Alto Adige is nestled in the Alps; that makes it a cool-climate region, right? Wrong! Bolzano is often warmer in the summer than Sicily! Let’s see how terroir affects the wines.
The Adige and Isarco rivers etched this Y-shaped valley over a millenia to make a viticultural haven.
With a mosaic of microclimates, valleys, and soils, Alto Adige grows everything from deeply-colored red wines like Lagrein to delicately perfumed Gewürztraminer.
What is terroir and how does it affect wine?
Terroir ("tear-wah") is a French word that's difficult to understand, but it loosely translates to a land's potential to produce agriculture. Interestingly enough, where and how the grapes grow affects how wine tastes.
To better understand terroir, let's break it into three categories:
- A wine region's climate
- The soil and terrain conditions
- Common winemaking practices
Together, these three characteristics help explain why certain wines from specific places have this "je ne sais quoi" – an undefinable yet unmistakable taste.
The Alps are a major part of the terroir in Alto Adige because they do three things:
- Act as a rain shadow.
- Create a large diurnal range.
- Provide various elevations for planting different types of grape varieties.
The rain shadow creates Alto Adige's warm climate
The Alps create a rain shadow for Alto Adige ensuring more than 300 sunny days per year! It equates to 1,950 hours of sunshine. The result is Alto Adige has an average growing season temperature of 64 ºF (18 ºC), making it a warm climate for wine.

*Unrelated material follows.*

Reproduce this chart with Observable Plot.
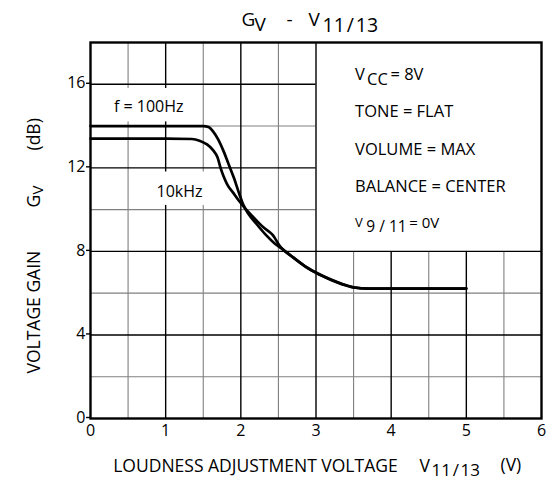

To put that into perspective, that's about as much warmth as Sonoma Valley in California!
The sunshine helps give ripe fruit flavors to all the wines and can lead to fairly high levels of alcohol ranging from 12.5%–15%, depending on the wine.
While the Alps protect Alto Adige from northern storms, the region still receives plenty of rainfall (32 inches/815 mm a year) here for vines to flourish. However, due to high temperatures in the summer months some producers use drip irrigation to help their vines.
Hot days and cold nights help with aromatics
Warm days and cool nights in Alto Adige create a high diurnal range which is the key to high acidity and delicate, floral aromas in wines.
For example, the average daytime temperature heats up to 86° F ( 30° C) in July. But at night, the temperature drops to 61° F (16° C) on average. The shift is even more significant in vineyards at higher altitudes.
Elevation allows for a huge diversity of wine varieties
The incredible range of elevation in Alto Adige from 655–3,300 ft (200-1000m) above sea level makes it possible to grow a wide variety of wines.
- White wine varieties like Riesling, Kerner, and Sylvaner grow well in higher elevations where it's cooler.
- Red grape varieties such as Lagrein and Schiava (Vernatsch) prefer lower elevations where it’s warmer.
Certain grape varieties prefer certain soils in specific climates to produce excellent quality. But it's not that simple here. Alto Adige sits on the intersection of the African and European tectonic plates, which create more than 150 different soil types!
Fortunately, three soil types create incredible wines to know about:
Porphyry is great for aromatics
Porphyry (“Poor-fur-ree”), a volcanic-origin soil, features lots of iron and quartz and looks red. For Gewürztraminer, it super-powers this wine's lovely floral aromatics. It's also known to add stone-like and mineral-like notes. You'll find Porphyry mainly around Bolzano.
Dolomitic Limestone is great for liveliness and age-worthiness
Remnant soils of the ancient Tethys Ocean (that covered this part of the world during the Mesozoic Era) created Alto Adige's dolomitic limestone.
This soil type is known to retain acid in grapes which makes wines taste more fresh and lively. Dolomitic limestone is found throughout Alto Adige, but mainly south of Bolzano.
Quartz, Slate, and Mica make for minerality
Rocky soils give wines a strong mineral edge but also help create fruity aromas. How? Well, quartz, slate, and mica soils reduce acid levels in wines, which increases the "fruit factor" in wine.
It works great with Riesling in cool climates. In Alto Adige, we find these soils in the cooler Valle Isarco and Val Venosta areas.
Lake Garda makes red wine possible in Alto Adige
Lake Garda, the largest lake in Italy and situated 60 miles (100 km) south of Bolzano, might not seem like an essential feature to Alto Adige. Still, it has a significant impact on the local climate.
Each day the air in Alto Adige is heated by the sun, causing the warm air to rise. Displacement pulls cooler air over Lake Garda northwards. This happens daily around noon and runs like clockwork. Called the Ora, meaning "hour" in Italian - mainly because it's so punctual!
The wind reaches upwards of 25 miles per hour, creating a vacuum over Lake Garda which then, in turn, funnels warm air from the Po Valley and Mediterranean Adriatic Sea towards Alto Adige, creating a wonderful climate in the southern valley to ripen red grapes, like Schiava (Vernatsch) and Lagrein.